▶ _WHAT THE TASK ASKS_: Please reproduce the lines of the records below from the one holding "Emit a Python" through the one holding "import plotly.graph_objects as go", inclusive, skipping all pictures.

▶ _DATA FOR THE TASK_:
● ● ● ●

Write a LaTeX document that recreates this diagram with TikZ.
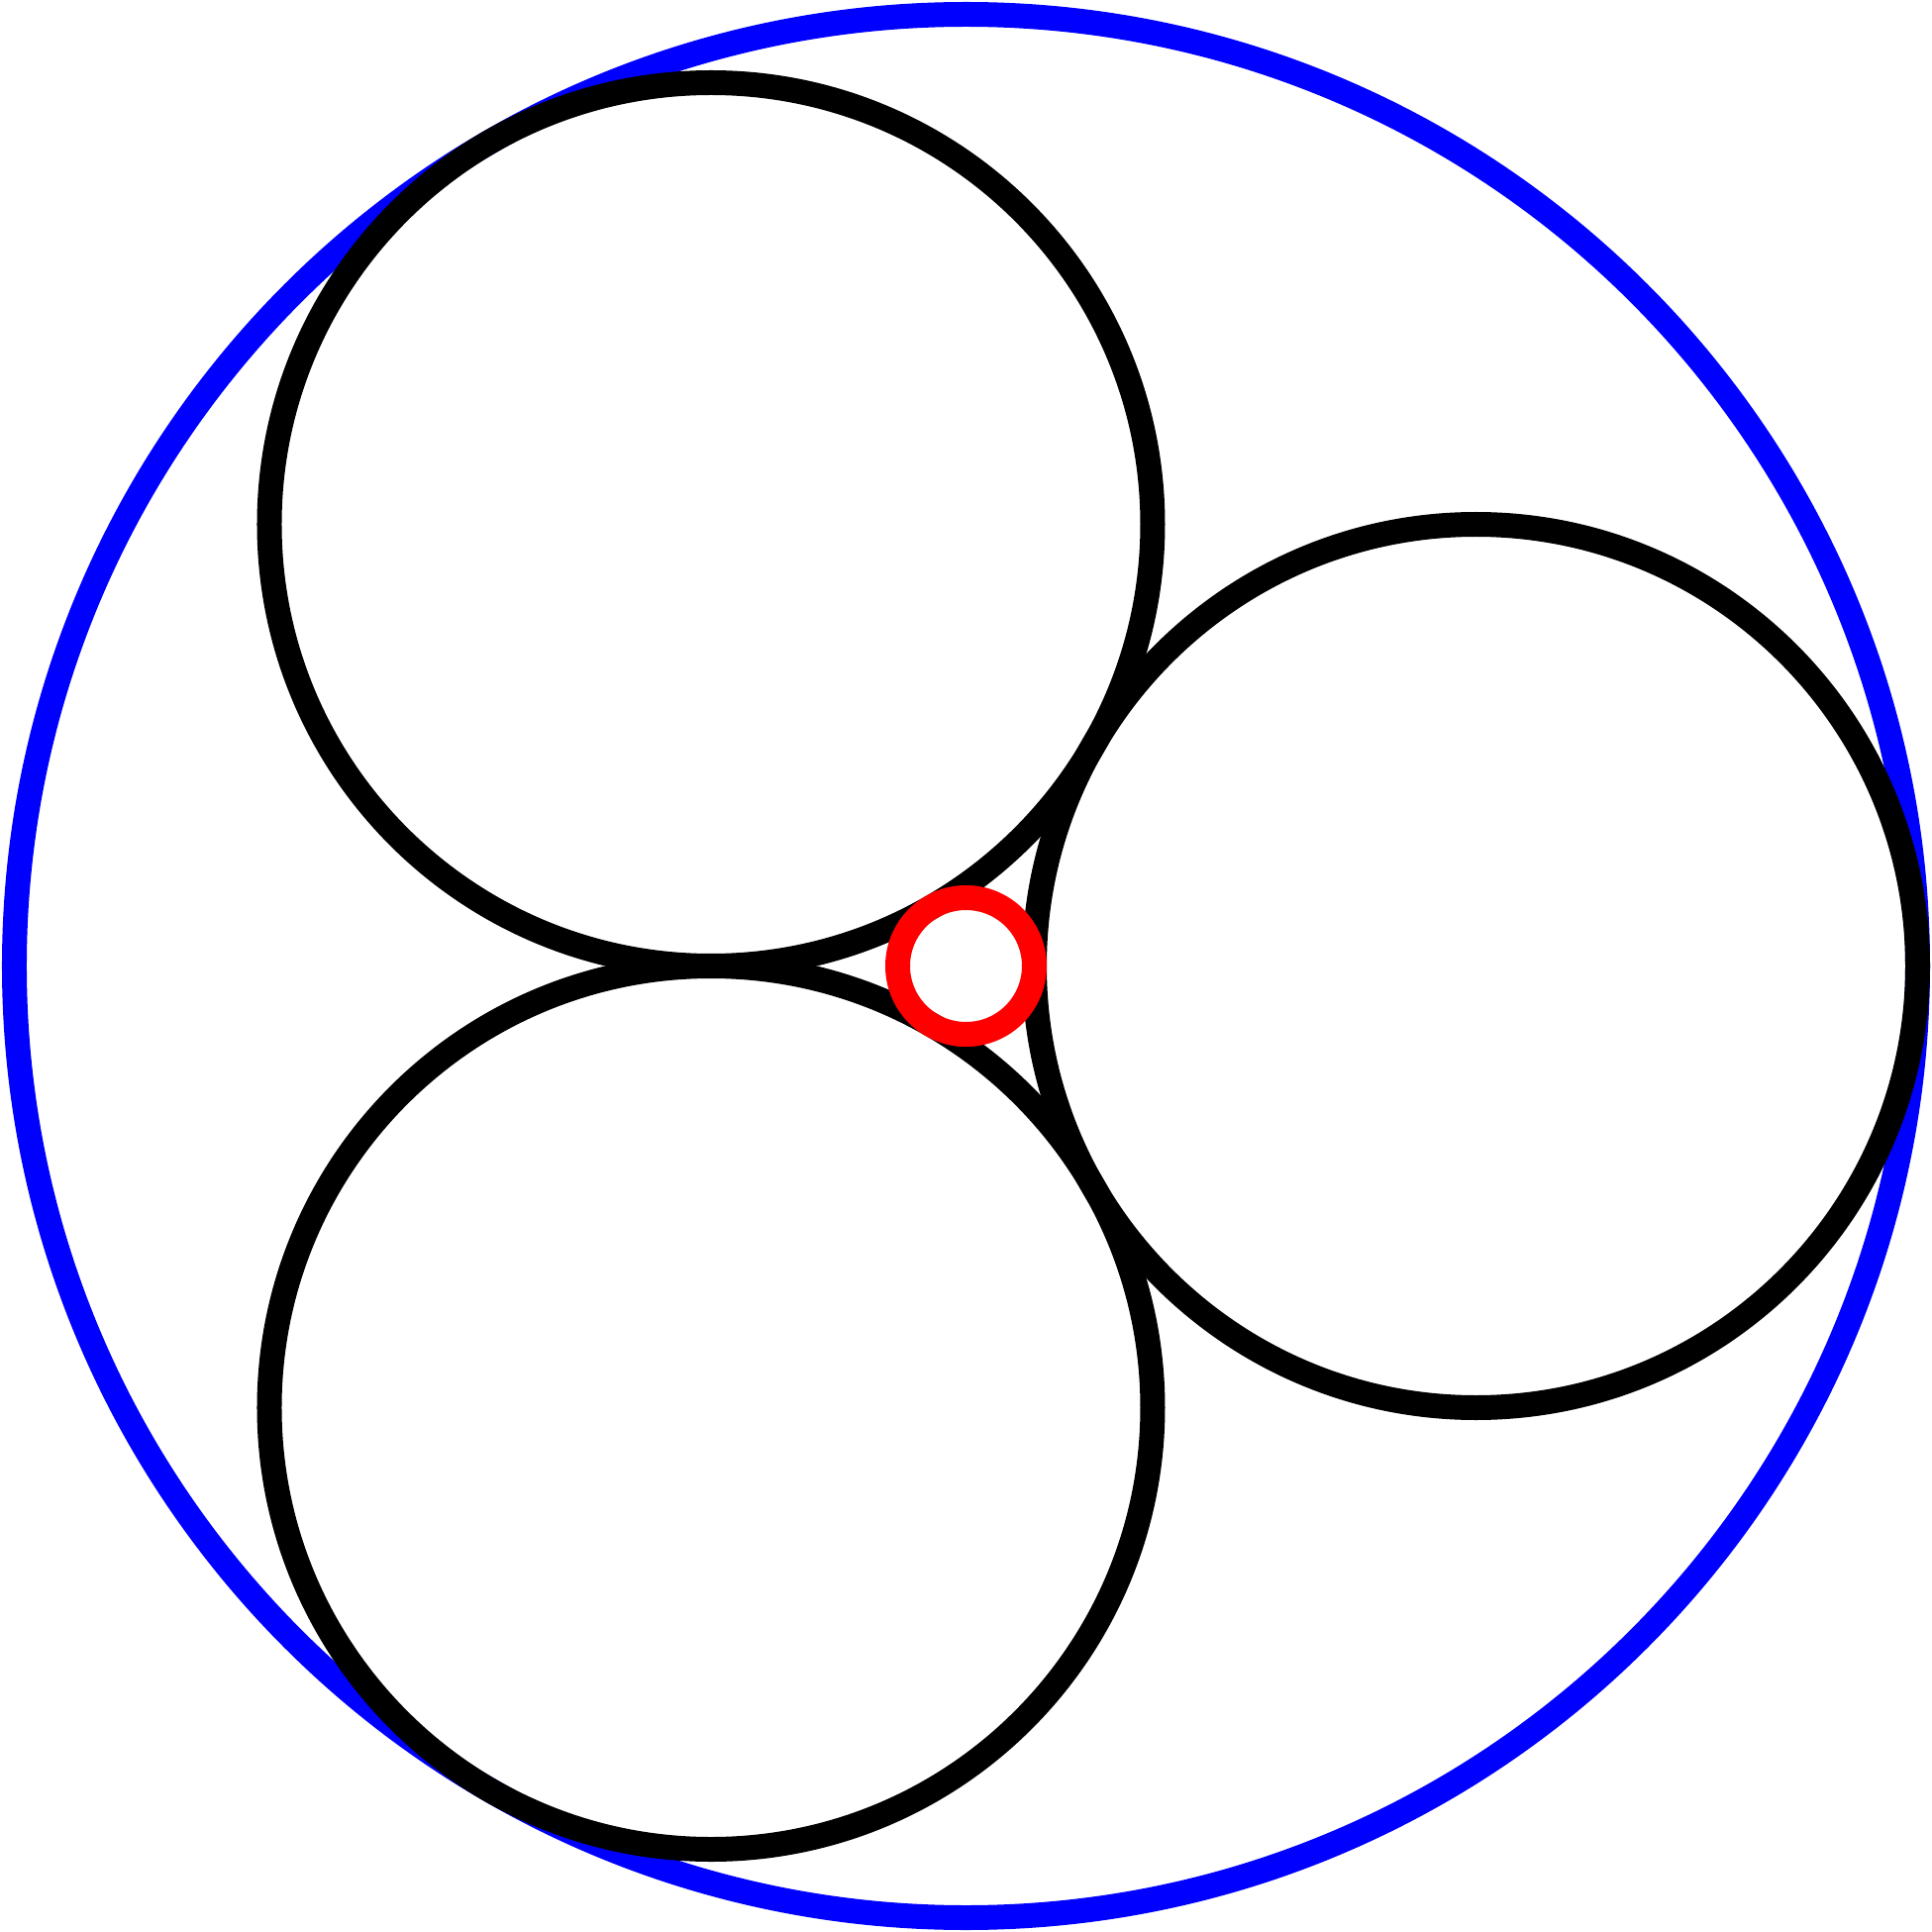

● ● ● ●

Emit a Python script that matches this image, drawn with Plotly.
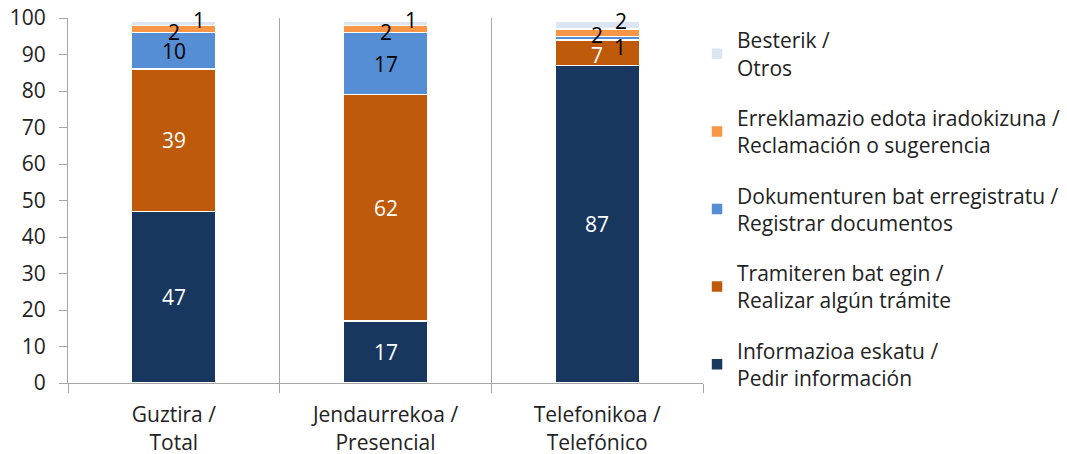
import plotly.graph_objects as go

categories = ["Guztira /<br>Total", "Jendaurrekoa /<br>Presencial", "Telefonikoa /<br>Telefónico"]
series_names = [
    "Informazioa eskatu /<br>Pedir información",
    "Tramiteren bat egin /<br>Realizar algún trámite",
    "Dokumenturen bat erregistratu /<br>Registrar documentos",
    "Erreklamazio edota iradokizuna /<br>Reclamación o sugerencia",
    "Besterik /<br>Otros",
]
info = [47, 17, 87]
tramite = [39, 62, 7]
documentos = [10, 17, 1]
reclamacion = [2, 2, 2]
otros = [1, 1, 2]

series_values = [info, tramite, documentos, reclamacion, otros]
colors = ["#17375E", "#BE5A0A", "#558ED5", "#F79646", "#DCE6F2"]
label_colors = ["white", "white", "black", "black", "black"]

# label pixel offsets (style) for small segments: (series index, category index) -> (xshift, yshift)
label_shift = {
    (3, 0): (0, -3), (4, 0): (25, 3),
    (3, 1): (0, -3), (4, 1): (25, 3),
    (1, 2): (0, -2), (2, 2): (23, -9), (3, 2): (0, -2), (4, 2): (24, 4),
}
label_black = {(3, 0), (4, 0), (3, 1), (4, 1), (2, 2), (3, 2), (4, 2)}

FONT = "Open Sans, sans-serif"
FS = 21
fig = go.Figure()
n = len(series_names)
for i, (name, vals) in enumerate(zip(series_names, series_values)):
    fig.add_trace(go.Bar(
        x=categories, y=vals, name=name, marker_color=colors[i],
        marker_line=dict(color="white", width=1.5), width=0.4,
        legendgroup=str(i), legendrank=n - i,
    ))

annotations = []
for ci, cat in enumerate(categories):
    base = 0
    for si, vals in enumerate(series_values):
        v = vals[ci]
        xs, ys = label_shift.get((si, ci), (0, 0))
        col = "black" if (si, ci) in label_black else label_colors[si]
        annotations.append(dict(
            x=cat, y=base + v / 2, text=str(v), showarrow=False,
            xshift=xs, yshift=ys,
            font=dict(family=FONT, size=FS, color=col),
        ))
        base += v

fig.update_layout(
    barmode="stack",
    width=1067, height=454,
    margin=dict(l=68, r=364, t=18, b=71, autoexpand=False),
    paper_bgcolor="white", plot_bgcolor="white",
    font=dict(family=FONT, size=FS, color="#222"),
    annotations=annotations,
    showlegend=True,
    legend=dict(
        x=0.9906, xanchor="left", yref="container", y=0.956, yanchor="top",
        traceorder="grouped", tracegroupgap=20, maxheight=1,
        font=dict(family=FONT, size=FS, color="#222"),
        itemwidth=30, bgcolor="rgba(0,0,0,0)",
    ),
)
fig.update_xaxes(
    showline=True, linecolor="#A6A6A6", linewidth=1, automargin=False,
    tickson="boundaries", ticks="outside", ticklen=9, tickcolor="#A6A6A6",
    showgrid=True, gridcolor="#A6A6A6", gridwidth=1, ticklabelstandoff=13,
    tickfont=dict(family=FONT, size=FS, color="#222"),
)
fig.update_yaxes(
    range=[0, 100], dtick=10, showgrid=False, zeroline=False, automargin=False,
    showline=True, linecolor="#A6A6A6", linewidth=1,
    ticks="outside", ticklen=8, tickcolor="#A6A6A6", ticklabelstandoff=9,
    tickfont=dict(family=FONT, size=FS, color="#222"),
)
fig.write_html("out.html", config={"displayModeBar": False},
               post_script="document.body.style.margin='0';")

● ● ● ●

▶ _OUTPUT_:
Emit a Python script that matches this image, drawn with Plotly.
import plotly.graph_objects as go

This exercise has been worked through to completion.